Do'a Tak Sekedar Meminta

Keyakinan akan adanya Dzat Yang Maha Kuasa dan Maha Pencipta menumbuhkan berbagai konsekuensi, salah satunya adalah kesadaran kita untuk berharap kepada-Nya, dan pernyataan harapan itu sering kita sebut dengan do’a. Do’a adalah pusaran harapan atas apa yang kita inginkan, atas kesulitan yang menimpa dan atas kesusahan yang mendera. Do’a adalah pusaran harapan, yang sekaligus menjelaskan tentang status kehambaan manusia, karena ia sadar bahwa ia adalah hamba, maka meminta dalam do’a kepada-Nya mencerminkan kesadaran tentang semua yang terjadi adalah atas kehendak-Nya. Sebuah penegasan keimanan yang dikehendaki oleh Allah dalam surat Al Fatihah, “hanya kepada-Mu kami menyembah, dan hanya kepada-Mu kami memohon pertolongan” menjadi dalil pasti tentang keharusan kita untuk menggantungkan do’a, harapan dan pertolongan hanya kepada Allah. Maka waspadalah, jika sekarang ada percik-percik harapan diri kita kepada selain Allah, mari beristighfar dan segera kembali kepada-Nya. Karena berharap kepada selain-Nya biasanya berujung kecewa, sedangkan berharap kepada Allah, maka Dia tidak akan pernah mengingkari janji-Nya.

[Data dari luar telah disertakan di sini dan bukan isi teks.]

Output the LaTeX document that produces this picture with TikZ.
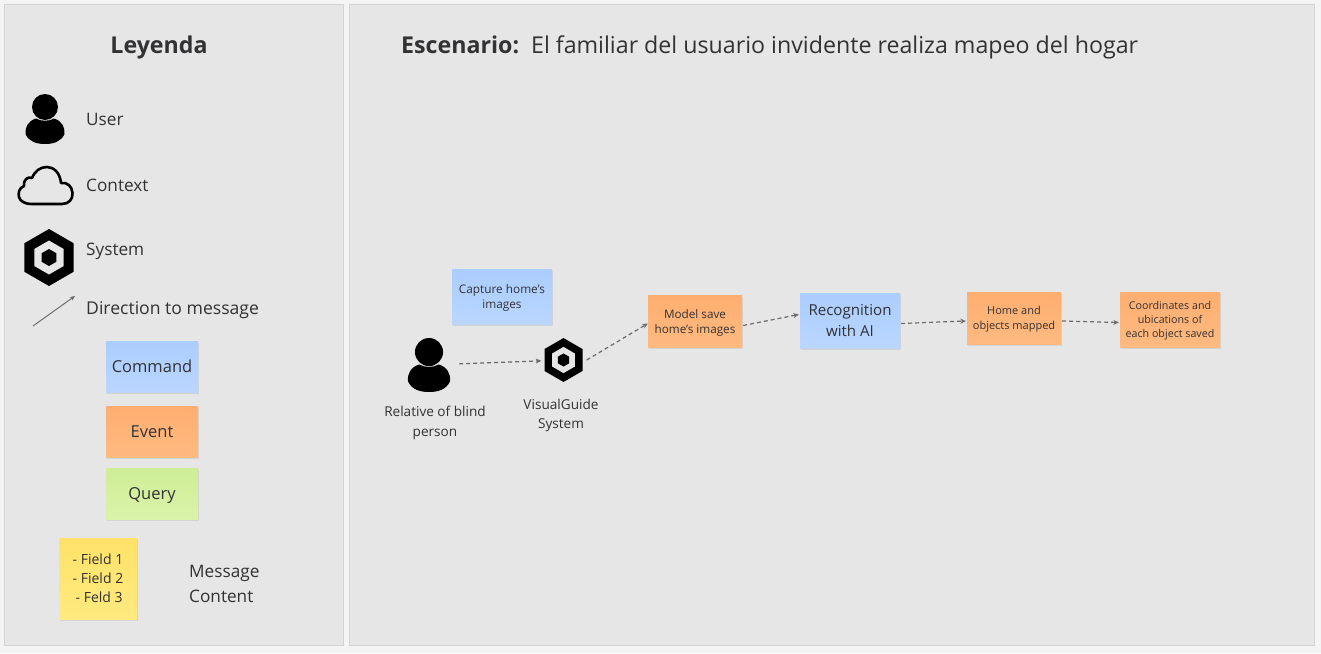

Sudahlah cukup dianggap suatu kesombongan jika seorang manusia itu enggan berdo’a kepada Allah. Para nabi dan rasul, manusia yang dicintai Allah, yang dijamin masuk surga, manusia-manusia mulia ini pun tak luput dari berdo’a, memohon ampun dan menghaturkan pinta kepada-Nya. Bahkan do’a itu menjadi bagian cara bersyukur yang paling indah. Sebagaimana kisah yang sering kita dengar, tentang romantisme Rasulullah dengan Aisyah dikala menjalankan sholat malam sampai kaki Rasul bengkak. Kemudian Aisyah bertanya, “mengapa engkau sampai beribadah seperti ini?”. Rasul menjawab, “tidak bolehkan aku menjadi hamba yang bersyukur?”. Tentunya, dalam sholat malamnya itu, Rasulullah memanjatkan begitu banyak do’a, karena bacaan-bacaan dalam sholat itu sendiri adalah do’a, dan bahkan makna sholat itu juga adalah do’a. maka do’a adalah inti ibadah. Ini kembali menguatkan, bahwa berdo’a adalah wujud kesadaran manusia atas perannya sebagai seorang hamba Allah, yang bertugas beribadah kepada Allah.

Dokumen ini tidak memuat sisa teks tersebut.